I soon became entirely fascinated with this subject matter. I DID like to find out how things worked. I was a bookworm. I understood libraries and how to organize information. I still try to keep up-dated on this today.

Together with HOOVER’S F.B.I. (1970) by William W. Turner, I took the above two books with me when between June 18-23, 1972, I went to give lectures at the annual retreat of Spiritual Frontiers Fellowship held at the Carleton College Campus, Northfield, Minnesota.
I had decided to support Spiritual Frontiers because one of its missions was to re-introduce psychic phenomena into religious contexts. But I had decided I’d not talk about myself, rather I’d focus on what was going on in larger-picture kinds of ways. A little over 400 people attended this retreat. This was the first time I was to mount a podium and speak. I was terrified, uncertain.
There were 31 speakers. The business of the retreat began at 6:30 a.m. with meditation and prayer and did not conclude until 10:00 p.m. I gave two seminars a day, and three major lectures in the evening. For this I was promptly reimbursed my airfare and, if I remember correctly, paid $200.

The people were wonderful, individually and as a group, as was to be the case with SFF people everywhere.
But by the end of the retreat I had begun to realize the larger dimensions of a situation I already knew existed.

People really don’t like to have their realities or visions tampered with no matter who or what they are.
They accept what fits with their realities or visions.
They may listen to what doesn’t fit, but they don’t really hear it.
Whomever it was who coined the maxim "Pissing into the wind" knew what they were talking about.
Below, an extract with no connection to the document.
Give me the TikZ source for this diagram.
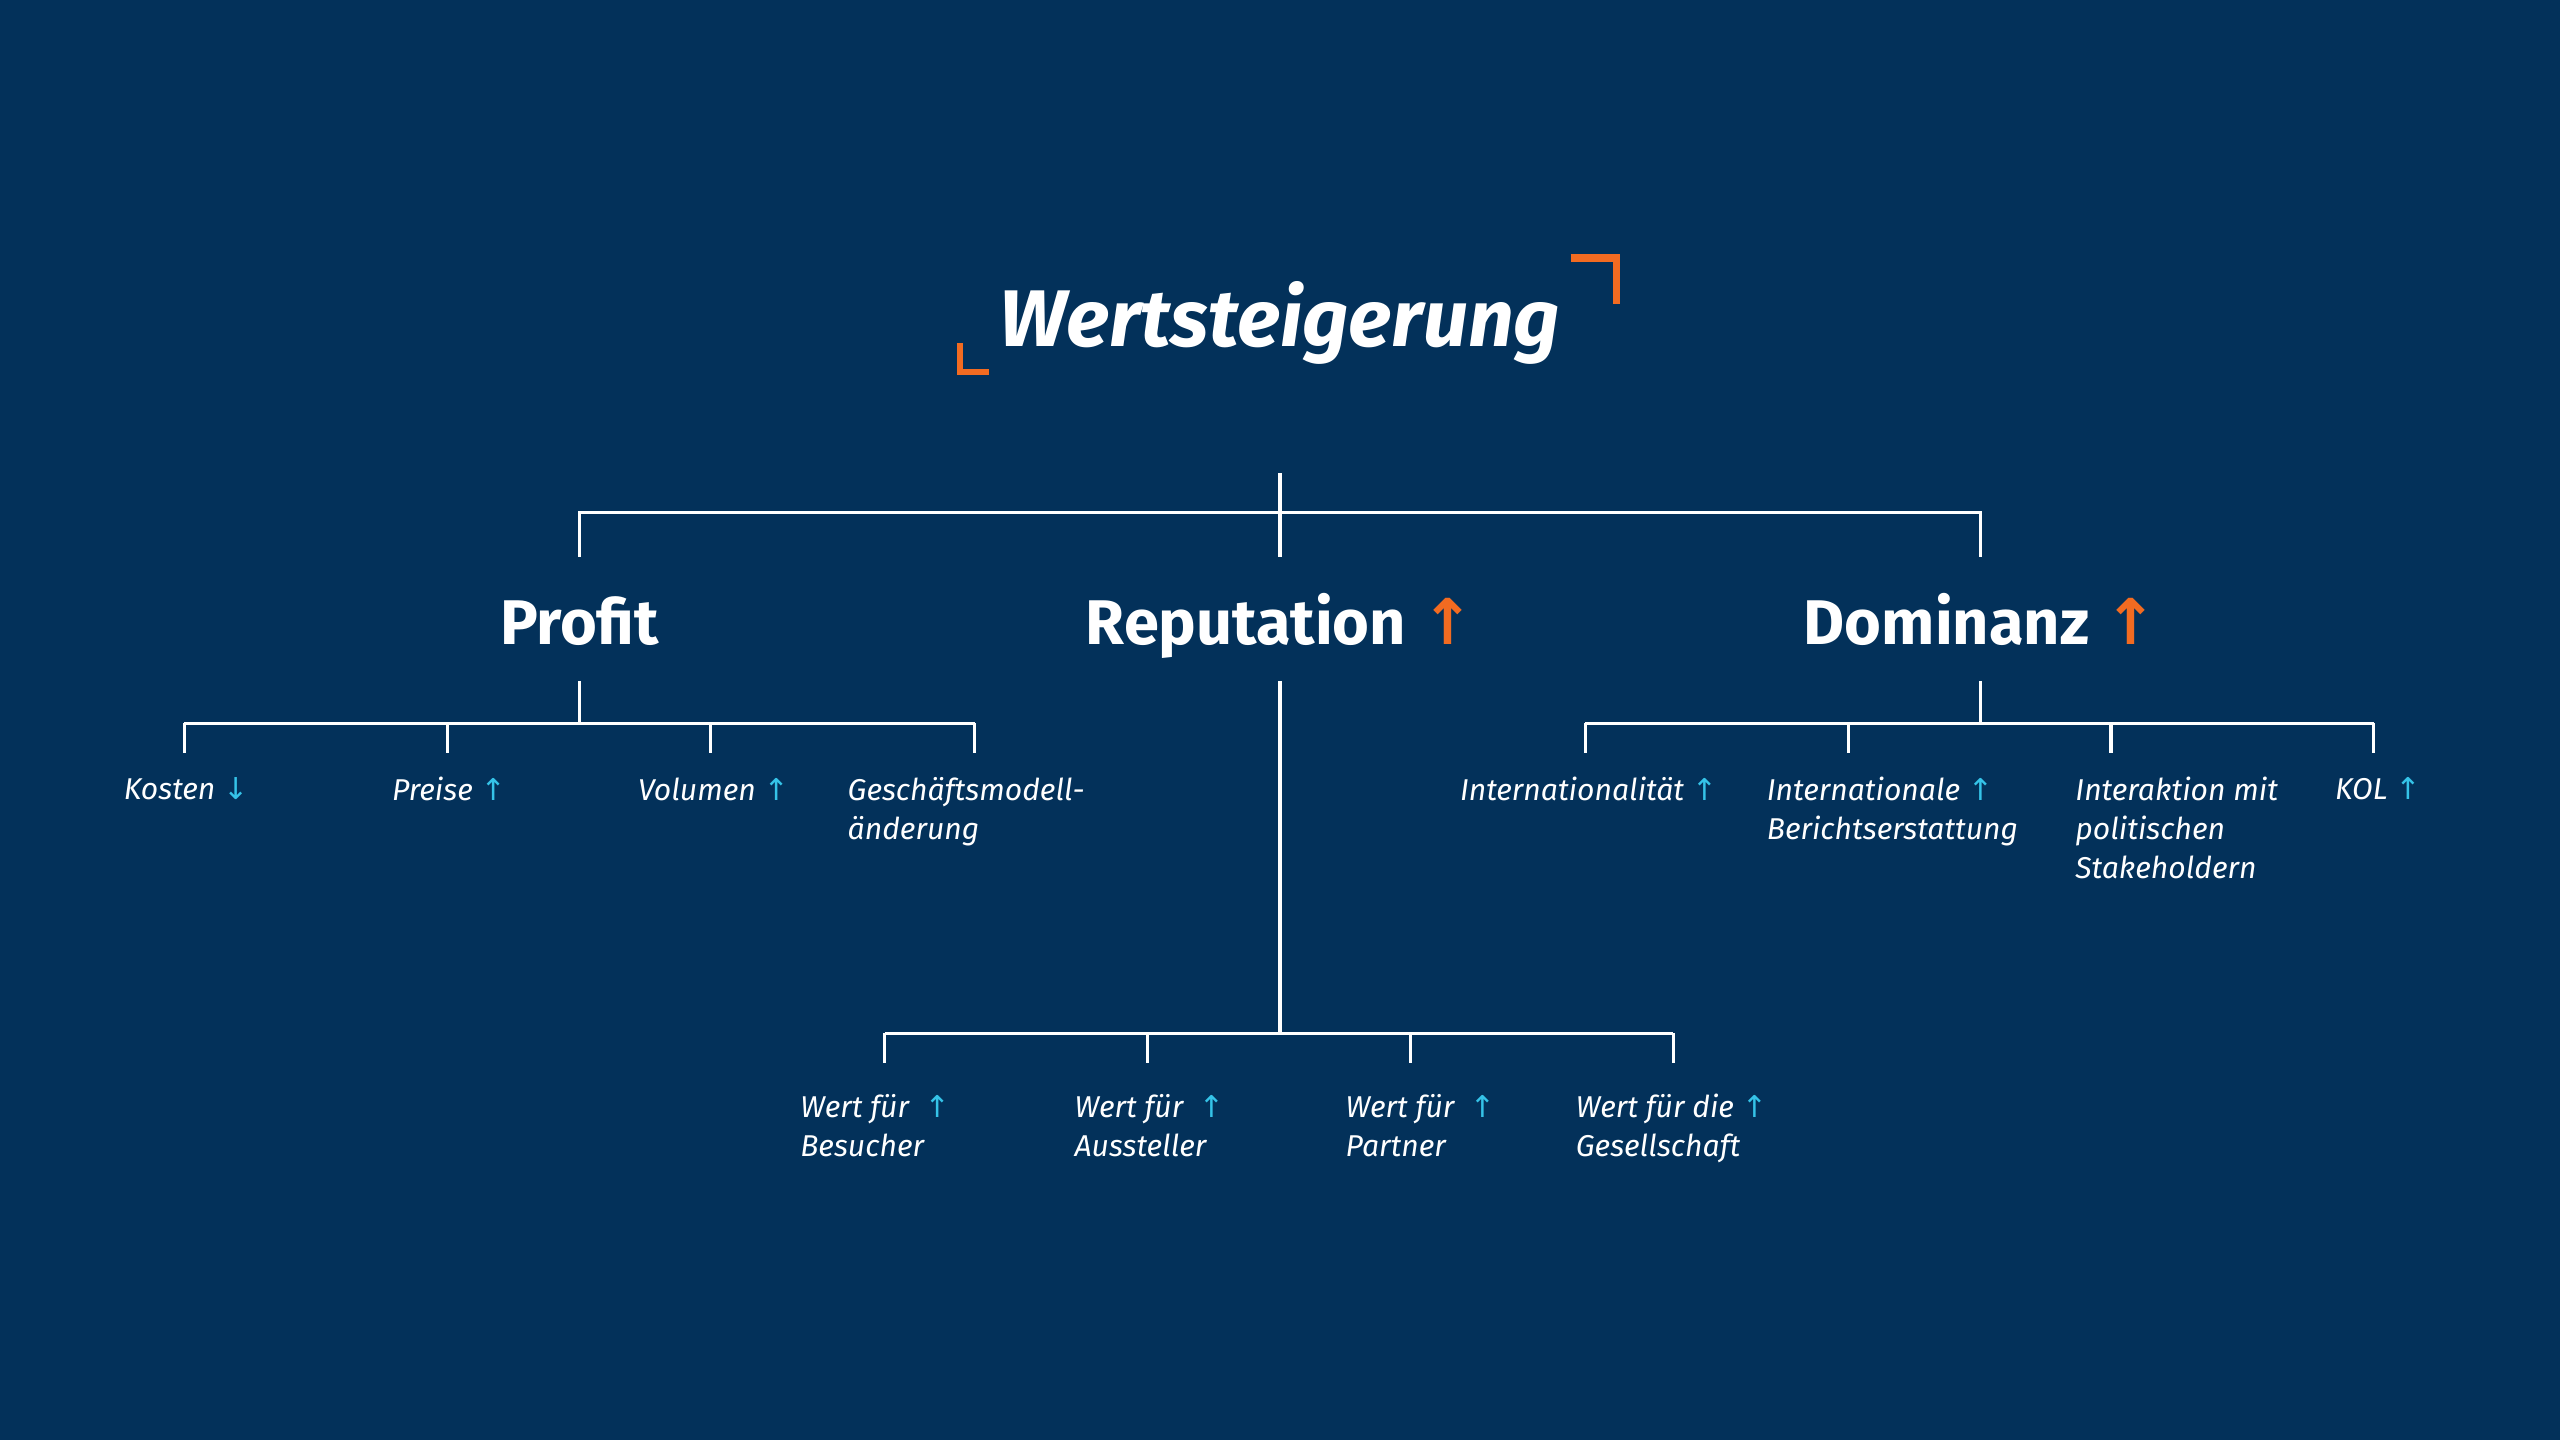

It was at the Carleton College retreat that I got to wondering why people think as they do, and why they are not open to information and data that contrasts or contradicts their realities. Up until then, I had believed that people just preferred being stupid or uninformed. But the majority of those at the retreat were by no means stupid.

Two factors emerged from this wondering. One speaks to people ONLY in THEIR own terms -- or one is pissing into the wind.
The second factor emerged about a year later -- and I dubbed it MENTAL INFORMATION PROCESSING GRIDS. I was then able to say that if one thinks they are dealing with people, well, they are in error.
They are actually dealing with walking, talking information processing grids -- of which a great deal will be said in chapters ahead.

I didn’t think my talks at the Carleton retreat went over very well -- especially when I said that we should dump everything thought to be known about Psi and simply start over on a new basis.

But in the weeks ahead invitations to speak poured in from all directions. I met Robert Ashby at Carelton, and when he telephoned a few weeks later to invite me to Kansas City to talk, I asked why. I didn’t think I related to the public very well.
"But you do!" he insisted. "People LIKE to consider larger pictures, but are seldom given the opportunity to do so. All things conspire to keep them fixated in small stuff. Please do come."